I have also wondered about this aspect of the 7DTD voxel environment, why does every entity need to dominate and entire block, especially with little things that you mentioned, like putting small things on shelves and so on. I have also played with other building systems, more than just minecraft, which has a similar restriction. A lot of those are building within a pure static environment, so that's one thing, but very few that let you build that freely within a voxel world.
One I should mention, worth checking out even if only as a technical example, is Medieval Engineers, though I would call it far more of a Tech Demo than an actual game. There is no game, and it's weird, and mostly abandoned now, but that's Keen for you, similar problems with their other project, Space Engineers, both are super promising and hold tons of potential that is never reached. Their weird, you guys operate very differently, far more focused on game play experience.
Anyway what makes Medieval Engineers so interesting is it's voxel engine, and it has SI too, unlike many others. However it can be a pain in the #%! when your castle crumbles because a single foundation block cracks under the load, so the way in calculates SI is quite different than 7dtd.
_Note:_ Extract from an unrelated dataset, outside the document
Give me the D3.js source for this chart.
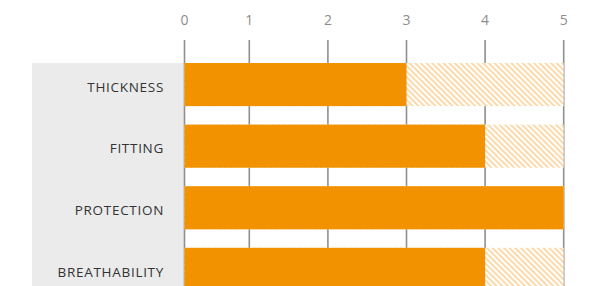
<!DOCTYPE html>
<meta charset="utf-8">
<title>Ratings</title>
<style>
body { margin: 0; background: #fff; }
.tick-label { font: 14px "Open Sans", sans-serif; fill: #8c8c8c; }
.cat-label { font: 13.5px "Open Sans", sans-serif; fill: #333; letter-spacing: 0.7px; }
.grid line { stroke: #8f8f8f; stroke-width: 1.6px; }
</style>
<svg class="chart" width="599" height="286">
  <defs>
    <pattern id="hatch" patternUnits="userSpaceOnUse" width="4" height="4" patternTransform="rotate(-45)">
      <rect x="0" y="0" width="4" height="4" fill="#fff"/>
      <rect x="0" y="0" width="1.9" height="4" fill="#fcd8a6"/>
    </pattern>
  </defs>
</svg>
<script src="https://cdn.jsdelivr.net/npm/d3@7"></script>
<script>

var categories = ["THICKNESS", "FITTING", "PROTECTION", "BREATHABILITY"];
var scores = [3, 4, 5, 4];
var maxScore = 5;
var tickValues = [0, 1, 2, 3, 4, 5];

var width = 599, height = 286;
var panelLeft = 32;
var rowStep = 61.6, gap = 0.3;

// the label panel covers the first stretch of the axis, so 0 sits at its edge
var x = d3.scaleLinear()
    .domain([0, 1, maxScore])
    .range([184.5, 249.3, 563.7]);

var y = d3.scaleBand()
    .domain(categories)
    .range([63, 63 + rowStep * (categories.length - gap)])
    .paddingInner(gap)
    .paddingOuter(0);

var data = categories.map(function(c, i) { return {name: c, value: scores[i]}; });

var chart = d3.select(".chart");

// grey panel behind the category labels
chart.append("rect")
    .attr("x", panelLeft)
    .attr("y", y.range()[0])
    .attr("width", x(0) - panelLeft)
    .attr("height", height - y.range()[0])
    .attr("fill", "#ebebeb");

// vertical grid lines
chart.append("g")
    .attr("class", "grid")
    .selectAll("line")
    .data(tickValues)
    .enter().append("line")
    .attr("x1", function(d) { return x(d); })
    .attr("x2", function(d) { return x(d); })
    .attr("y1", 40)
    .attr("y2", height);

chart.append("g")
    .selectAll("text")
    .data(tickValues)
    .enter().append("text")
    .attr("class", "tick-label")
    .attr("x", function(d) { return x(d); })
    .attr("y", 25)
    .attr("text-anchor", "middle")
    .text(function(d) { return d; });

// hatched remainder up to the max score
chart.append("g")
    .selectAll("rect")
    .data(data)
    .enter().append("rect")
    .attr("x", x(0))
    .attr("y", function(d) { return y(d.name); })
    .attr("width", x(maxScore) - x(0))
    .attr("height", y.bandwidth())
    .attr("fill", "url(#hatch)");

chart.append("g")
    .selectAll("rect")
    .data(data)
    .enter().append("rect")
    .attr("x", x(0))
    .attr("y", function(d) { return y(d.name); })
    .attr("width", function(d) { return x(d.value) - x(0); })
    .attr("height", y.bandwidth())
    .attr("fill", "#f29200");

chart.append("g")
    .selectAll("text")
    .data(data)
    .enter().append("text")
    .attr("class", "cat-label")
    .attr("x", 164)
    .attr("y", function(d) { return y(d.name) + y.bandwidth() / 2 + 2.5; })
    .attr("dy", "0.35em")
    .attr("text-anchor", "end")
    .text(function(d) { return d.name; });

</script>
It also has wall, floor, etc system that is very similar to engines like Ark, not set in 3' cubes, but still obviously using a grid, but those chunks are more like 8' cubes. But what does make it sweet is how well it lets you place smaller blocks, and even disengage from any kind of hard set world grid. The walls and such snap together, if you want them to, but very little else does, and it allows for some really really neat construction. You can even work with beams and planks, etc. When you place base stations they do not snap to anything, one has to totally freeball their placement. And I love their shelves, they work like storage when opened, but the things you place in them actually appear on the shelf. They also have neat crates that display what is inside them on the outside, and how much of that item is in it too, only catch is it only works when is just one item type. But I do love standing back and seeing all of my inventory at one glance without any menus or additional signs needing attached and filled out manually.
My point is I think it can be done, not sure what the major differences are between the 7DTD engine and that one, but it is the only example I have found with that range of flexibility in a voxel engine. Also the world is an actual globe, it is super neat how that works, it has no edges, at all. You can move infinitely on a finite plain(sphere), basically. But it has no POIs to speak of, and very little, and quite abysmal, AI. It is just a sandbox, but as a voxel enthusiast I highly recommend at least playing with it to see what is possible in this type of engine. Plus I highly doubt they will ever finish it, someone needs to pick up that torch and bring that level of flexibility into a voxel engine, but within an actual kickass fun game, which is something TFP has certainly excels at.